What is needed: Pull out all lines from the listing below in which the word "this" appears.

Provided entries:
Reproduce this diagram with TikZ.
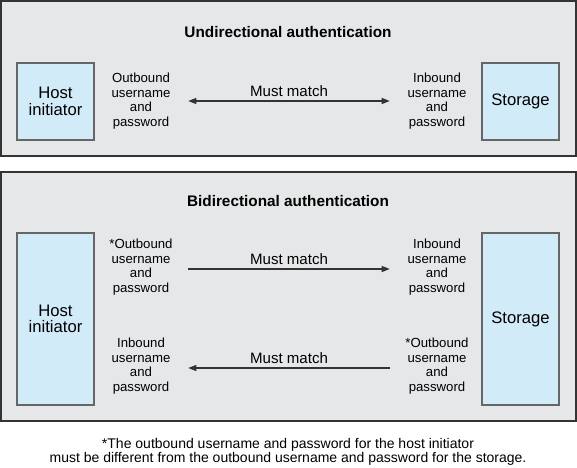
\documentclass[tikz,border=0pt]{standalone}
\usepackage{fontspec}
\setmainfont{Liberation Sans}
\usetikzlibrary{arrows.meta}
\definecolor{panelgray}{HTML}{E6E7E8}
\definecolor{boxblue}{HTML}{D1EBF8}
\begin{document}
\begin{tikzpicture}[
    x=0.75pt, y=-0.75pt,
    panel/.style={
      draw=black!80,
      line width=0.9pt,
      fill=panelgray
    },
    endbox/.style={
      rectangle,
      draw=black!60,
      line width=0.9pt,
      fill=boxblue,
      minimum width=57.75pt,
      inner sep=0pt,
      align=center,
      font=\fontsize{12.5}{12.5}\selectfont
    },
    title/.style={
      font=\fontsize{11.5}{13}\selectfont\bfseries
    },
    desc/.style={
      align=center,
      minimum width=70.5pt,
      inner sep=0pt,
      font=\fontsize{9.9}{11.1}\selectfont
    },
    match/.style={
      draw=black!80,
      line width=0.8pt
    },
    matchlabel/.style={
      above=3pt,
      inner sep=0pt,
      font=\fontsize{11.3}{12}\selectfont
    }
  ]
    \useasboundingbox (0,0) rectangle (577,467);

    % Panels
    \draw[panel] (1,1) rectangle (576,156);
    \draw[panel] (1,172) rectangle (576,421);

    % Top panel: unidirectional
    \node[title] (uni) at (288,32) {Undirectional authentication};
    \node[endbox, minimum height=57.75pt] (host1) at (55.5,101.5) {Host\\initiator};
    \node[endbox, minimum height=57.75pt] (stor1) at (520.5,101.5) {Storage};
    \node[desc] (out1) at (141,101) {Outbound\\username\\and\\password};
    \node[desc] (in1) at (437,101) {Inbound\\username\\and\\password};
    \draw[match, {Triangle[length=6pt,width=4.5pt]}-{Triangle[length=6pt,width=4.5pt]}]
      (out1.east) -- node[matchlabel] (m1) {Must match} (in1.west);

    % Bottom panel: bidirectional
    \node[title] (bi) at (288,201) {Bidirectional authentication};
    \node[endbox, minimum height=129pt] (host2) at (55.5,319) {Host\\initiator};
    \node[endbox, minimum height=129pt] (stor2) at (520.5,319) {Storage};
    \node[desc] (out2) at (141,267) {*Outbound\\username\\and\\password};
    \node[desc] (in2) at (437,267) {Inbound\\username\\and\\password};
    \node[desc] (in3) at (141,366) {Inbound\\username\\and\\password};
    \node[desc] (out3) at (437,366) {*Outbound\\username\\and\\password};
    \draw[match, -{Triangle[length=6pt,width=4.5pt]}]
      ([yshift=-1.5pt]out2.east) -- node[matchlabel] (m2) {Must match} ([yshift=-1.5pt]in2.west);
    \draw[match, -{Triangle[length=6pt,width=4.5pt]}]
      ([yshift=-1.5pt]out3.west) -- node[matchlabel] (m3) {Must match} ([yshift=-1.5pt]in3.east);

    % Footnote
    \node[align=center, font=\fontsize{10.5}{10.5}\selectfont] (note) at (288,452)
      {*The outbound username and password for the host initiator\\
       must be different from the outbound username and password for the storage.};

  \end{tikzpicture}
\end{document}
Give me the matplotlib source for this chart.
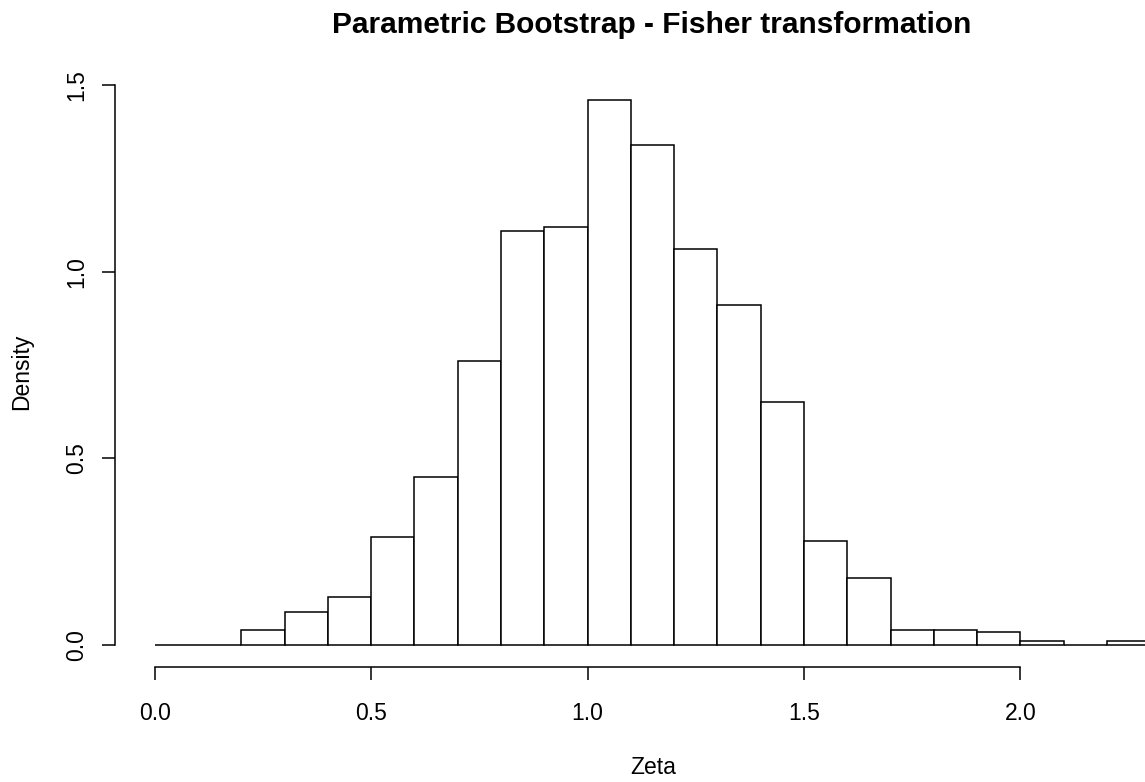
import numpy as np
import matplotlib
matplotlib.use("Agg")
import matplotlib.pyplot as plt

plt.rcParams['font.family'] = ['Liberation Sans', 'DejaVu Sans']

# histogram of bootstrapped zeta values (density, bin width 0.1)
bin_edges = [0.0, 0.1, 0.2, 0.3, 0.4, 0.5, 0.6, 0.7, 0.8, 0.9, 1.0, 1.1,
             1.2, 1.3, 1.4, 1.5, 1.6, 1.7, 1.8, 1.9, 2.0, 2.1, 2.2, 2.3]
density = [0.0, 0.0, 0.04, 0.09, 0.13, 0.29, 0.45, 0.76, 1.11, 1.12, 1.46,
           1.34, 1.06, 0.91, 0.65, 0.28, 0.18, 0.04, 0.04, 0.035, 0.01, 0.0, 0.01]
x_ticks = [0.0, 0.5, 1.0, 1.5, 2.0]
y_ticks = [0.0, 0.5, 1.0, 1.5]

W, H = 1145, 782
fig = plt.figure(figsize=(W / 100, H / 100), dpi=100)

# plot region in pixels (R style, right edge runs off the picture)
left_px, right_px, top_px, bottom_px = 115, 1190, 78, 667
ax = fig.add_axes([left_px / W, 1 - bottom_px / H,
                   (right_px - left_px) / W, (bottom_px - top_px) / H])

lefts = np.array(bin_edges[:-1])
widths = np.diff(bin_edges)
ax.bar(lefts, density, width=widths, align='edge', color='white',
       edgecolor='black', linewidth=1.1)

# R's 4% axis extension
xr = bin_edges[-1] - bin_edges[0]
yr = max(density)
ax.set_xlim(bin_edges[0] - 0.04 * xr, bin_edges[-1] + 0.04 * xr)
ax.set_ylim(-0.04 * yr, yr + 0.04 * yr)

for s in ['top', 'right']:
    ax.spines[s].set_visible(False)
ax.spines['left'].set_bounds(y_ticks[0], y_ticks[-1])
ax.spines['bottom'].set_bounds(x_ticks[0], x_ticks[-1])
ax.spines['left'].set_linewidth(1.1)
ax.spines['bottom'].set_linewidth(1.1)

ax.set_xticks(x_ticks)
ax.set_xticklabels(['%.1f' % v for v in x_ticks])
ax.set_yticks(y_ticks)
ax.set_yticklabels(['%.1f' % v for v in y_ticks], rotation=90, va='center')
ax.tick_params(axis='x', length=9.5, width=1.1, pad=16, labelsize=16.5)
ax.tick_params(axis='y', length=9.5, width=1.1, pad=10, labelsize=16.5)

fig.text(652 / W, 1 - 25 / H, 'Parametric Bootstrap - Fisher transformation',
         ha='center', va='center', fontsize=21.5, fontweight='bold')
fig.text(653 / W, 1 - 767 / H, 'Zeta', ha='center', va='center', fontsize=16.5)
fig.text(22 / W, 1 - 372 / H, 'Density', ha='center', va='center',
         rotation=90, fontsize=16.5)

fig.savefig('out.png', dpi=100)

Result:
Reproduce this diagram with TikZ.
Give me the matplotlib source for this chart.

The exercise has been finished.